There’s also the potential for this “live office” to act as an agent of dissemination. As Miljacki explains: “We want to produce a large context in that OfficeUS allows for a super-connected and engaged discourse globally. So if there is a conversation happening on the ground there that produces interesting exchange, we want those questions to be relayed back to the real world practice.”

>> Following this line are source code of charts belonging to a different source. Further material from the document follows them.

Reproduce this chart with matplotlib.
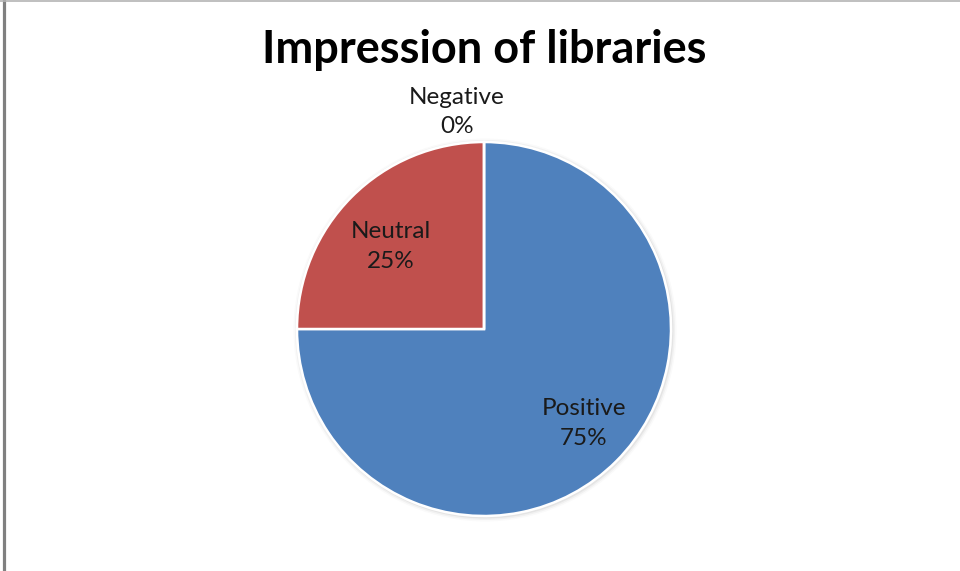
import numpy as np
import matplotlib.pyplot as plt
from matplotlib.patches import Circle
from matplotlib.lines import Line2D

plt.rcParams['font.family'] = ['Lato', 'DejaVu Sans']

categorias = ['Positive', 'Neutral', 'Negative']
porcentajes = [75, 25, 0]
colores = ['#4F81BD', '#C0504D', '#9BBB59']
# distancia de cada etiqueta al centro (fracción del radio) y ajuste fino en px
distancias = [0.73, 0.66, 1.16]
ajustes = [(3, 2), (-6, -5), (-27, 0)]

fig = plt.figure(figsize=(9.6, 5.71), dpi=100)
ax = fig.add_axes([0, 0, 1, 1])

centro = (484, 242)
radio = 187

# sombra suave alrededor del pastel
for i, a in enumerate([0.10, 0.07, 0.04]):
    ax.add_patch(Circle((centro[0] + 1, centro[1] - 1), radio + 1.5 + i * 1.5,
                        color='#808080', alpha=a, lw=0, zorder=0))

wedges, _ = ax.pie(porcentajes, colors=colores, startangle=90, counterclock=False,
                   center=centro, radius=radio,
                   wedgeprops=dict(edgecolor='white', linewidth=1.8, zorder=1))
ax.set_xlim(0, 960)
ax.set_ylim(0, 571)
ax.set_aspect('equal')
ax.axis('off')

for w, nombre, p, d, (dx, dy) in zip(wedges, categorias, porcentajes, distancias, ajustes):
    ang = np.deg2rad((w.theta1 + w.theta2) / 2)
    x = centro[0] + d * radio * np.cos(ang) + dx
    y = centro[1] + d * radio * np.sin(ang) + dy
    ax.text(x, y, f'{nombre}\n{p}%', ha='center', va='center', fontsize=17.5,
            color='#1a1a1a', linespacing=1.5, zorder=3)

fig.text(484 / 960, 1 - 50 / 571, 'Impression of libraries', ha='center', va='center',
         fontsize=32.5, fontweight='bold', color='black')

# marco del gráfico
fig.add_artist(Line2D([3.5 / 960, 3.5 / 960], [0, 1], color='#808080', lw=2.3))
fig.add_artist(Line2D([0, 1], [1 - 0.8 / 571, 1 - 0.8 / 571], color='#b4b4b4', lw=1.2))

fig.savefig('out.png', dpi=100)
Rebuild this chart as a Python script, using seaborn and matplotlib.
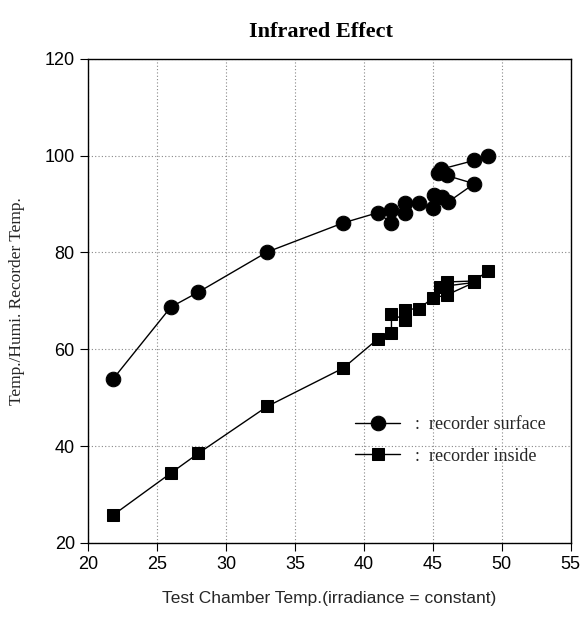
import pandas as pd
import matplotlib
matplotlib.use("Agg")
import matplotlib.pyplot as plt
import seaborn as sns

# recorder surface (order follows the connecting line)
surface_x = [21.8, 26, 28, 33, 38.5, 41, 42, 42, 43, 43, 44, 45, 45.1, 45.7, 46.1, 48, 45.4, 46, 45.6, 48, 49]
surface_y = [53.8, 68.7, 71.8, 80.1, 86.1, 88.2, 86.1, 88.8, 88.2, 90.2, 90.2, 89.2, 91.9, 91.5, 90.4, 94.2, 96.4, 96.0, 97.2, 99.0, 100.0]

# recorder inside
inside_x = [21.8, 26, 28, 33, 38.5, 41, 42, 42, 43, 43, 44, 45, 46, 48, 45.5, 46, 48, 49]
inside_y = [25.7, 34.4, 38.5, 48.2, 56.1, 62.1, 63.4, 67.2, 66.1, 68.2, 68.4, 70.6, 71.2, 73.8, 72.9, 73.9, 74.1, 76.2]

surface_df = pd.DataFrame({"x": surface_x, "y": surface_y})
inside_df = pd.DataFrame({"x": inside_x, "y": inside_y})

sns.set_style("ticks")
plt.rcParams['font.family'] = ['Liberation Sans', 'DejaVu Sans']

fig = plt.figure(figsize=(5.83, 6.19), dpi=100)
ax = fig.add_axes([0.151, 0.123, 0.828, 0.782])

sns.lineplot(data=surface_df, x="x", y="y", sort=False, estimator=None, errorbar=None,
             ax=ax, color="black", linewidth=1.0, marker="o", markersize=10.5,
             markeredgecolor="black", label=":  recorder surface")
sns.lineplot(data=inside_df, x="x", y="y", sort=False, estimator=None, errorbar=None,
             ax=ax, color="black", linewidth=1.0, marker="s", markersize=9,
             markeredgecolor="black", label=":  recorder inside")

ax.set_xlim(20, 55)
ax.set_ylim(20, 120)
ax.set_xticks(range(20, 56, 5))
ax.set_yticks(range(20, 121, 20))
ax.grid(True, linestyle=(0, (1, 2)), color="#888888", linewidth=0.8)
ax.tick_params(direction="out", length=6, labelsize=13, colors="black")
for sp in ax.spines.values():
    sp.set_color("black")
    sp.set_linewidth(1.0)

ax.set_xlabel("Test Chamber Temp.(irradiance = constant)", fontsize=12.5, labelpad=13)
ax.set_ylabel("Temp./Humi. Recorder Temp.", fontsize=12.5,
              family=["Liberation Serif", "DejaVu Serif"], labelpad=14)
fig.suptitle("Infrared Effect", x=0.55, y=0.965, fontsize=16, fontweight="bold",
             color="black", family=["Liberation Serif", "DejaVu Serif"])

leg = ax.legend(loc="upper left", bbox_to_anchor=(0.52, 0.295), frameon=False,
                prop={"family": ["Liberation Serif", "DejaVu Serif"], "size": 13},
                handlelength=2.5, labelspacing=0.8)

fig.savefig("out.png", dpi=100)
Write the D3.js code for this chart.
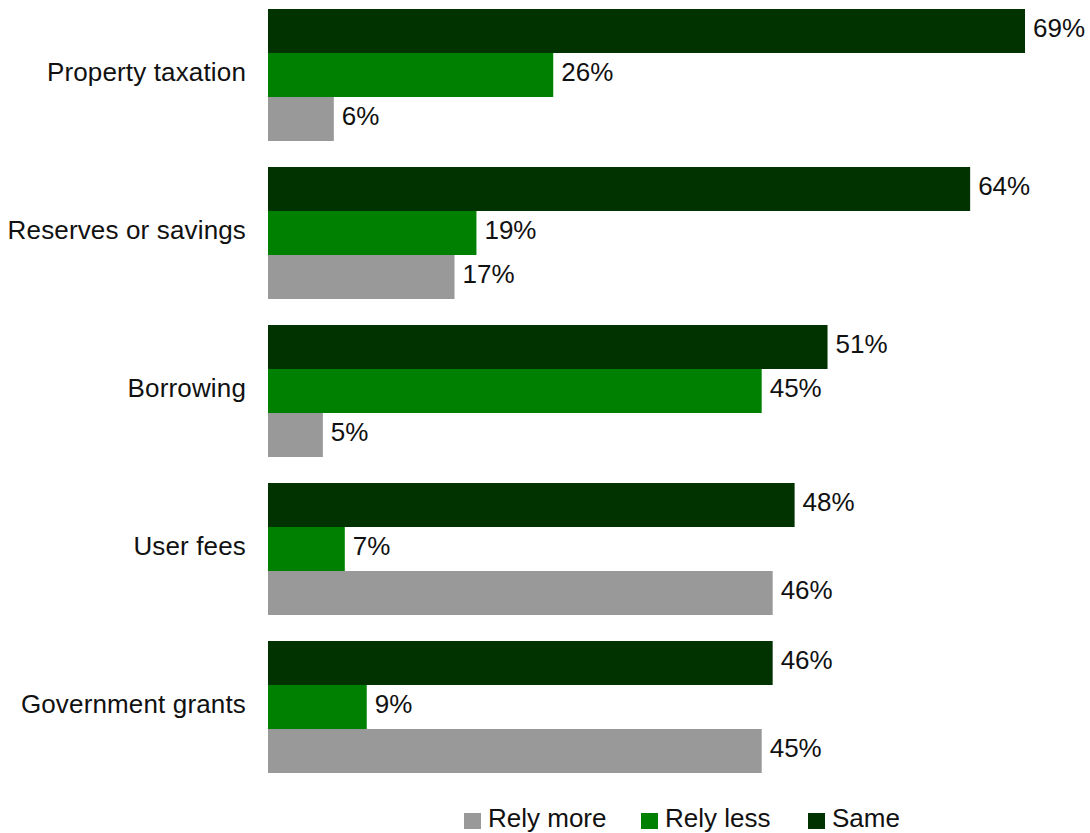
<!DOCTYPE html>
<html>
<head>
<meta charset="utf-8">
<script src="https://cdn.jsdelivr.net/npm/d3@7"></script>
<style>
  html, body { margin: 0; padding: 0; background: #ffffff; }
  svg { display: block; font-family: "Liberation Sans", Arial, Helvetica, sans-serif; }
</style>
</head>
<body>
<svg id="chart" width="1090" height="833"></svg>
<script>
// Funding sources and the share of respondents per answer (%)
const categories = ["Property taxation", "Reserves or savings", "Borrowing", "User fees", "Government grants"];
const seriesNames = ["Same", "Rely less", "Rely more"];
const same     = [69, 64, 51, 48, 46];
const relyLess = [26, 19, 45, 7, 9];
const relyMore = [6, 17, 5, 46, 45];
const legendOrder = ["Rely more", "Rely less", "Same"];
const colors = { "Same": "#003300", "Rely less": "#008000", "Rely more": "#999999" };

const valuesBySeries = { "Same": same, "Rely less": relyLess, "Rely more": relyMore };
const rows = categories.map((c, i) => ({
  category: c,
  values: seriesNames.map(s => ({ series: s, value: valuesBySeries[s][i] }))
}));

const svg = d3.select("#chart");
const x0 = 268;
const x = d3.scaleLinear().domain([0, 69]).range([x0, 1025]);

const step = 158;
const y = d3.scaleBand()
  .domain(categories)
  .range([-4, -4 + step * categories.length])
  .paddingInner(26 / step)
  .paddingOuter(13 / step);

const ySub = d3.scaleBand()
  .domain(seriesNames)
  .range([0, y.bandwidth()]);

const fontSize = 26;
const textDy = 6;

const groups = svg.append("g").selectAll("g")
  .data(rows)
  .join("g")
  .attr("transform", d => `translate(0,${y(d.category)})`);

groups.selectAll("rect")
  .data(d => d.values)
  .join("rect")
  .attr("x", x(0))
  .attr("y", d => ySub(d.series))
  .attr("width", d => x(d.value) - x(0))
  .attr("height", ySub.bandwidth())
  .attr("fill", d => colors[d.series]);

groups.selectAll("text.value")
  .data(d => d.values)
  .join("text")
  .attr("class", "value")
  .attr("x", d => x(d.value) + 8)
  .attr("y", d => ySub(d.series) + ySub.bandwidth() / 2 + textDy)
  .attr("font-size", fontSize)
  .attr("fill", "#111")
  .text(d => d.value + "%");

// Category labels
svg.append("g").selectAll("text")
  .data(categories)
  .join("text")
  .attr("x", x0 - 22)
  .attr("y", d => y(d) + y.bandwidth() / 2 + textDy)
  .attr("text-anchor", "end")
  .attr("font-size", fontSize)
  .attr("letter-spacing", "0.15px")
  .attr("fill", "#111")
  .text(d => d);

// Legend
const legendX = [464, 641, 808];
const legend = svg.append("g").selectAll("g")
  .data(legendOrder)
  .join("g")
  .attr("transform", (d, i) => `translate(${legendX[i]},813)`);
legend.append("rect")
  .attr("width", 17).attr("height", 16)
  .attr("fill", d => colors[d]);
legend.append("text")
  .attr("x", 24).attr("y", 14)
  .attr("font-size", fontSize)
  .attr("fill", "#111")
  .text(d => d);
</script>
</body>
</html>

The Al Hamra Tower in Kuwait City was designed by SOM, one of the several major U.S. firms with extensive work overseas.

Courtesy Michael Kubo

The project, then, lives on the strength of collaborators. One such collaborator was the Esto archives, who through Erica Stoller (Ezra’s daughter) granted the curators access to an invaluable image archive of the offices of American architectural firms. On perusing this images, the curators noted how in spite of all the technological and cultural changes that have affected the practice in the ensuing decades, the actual physicality of the architecture office has remained remarkably the same. As Schafer puts it: “We want to open that discussion, to why is it still how it was and what may it be in the future; how can it be different. We want to inspire the profession to re-consider that way it operates today and that  could have an effect in the practice.”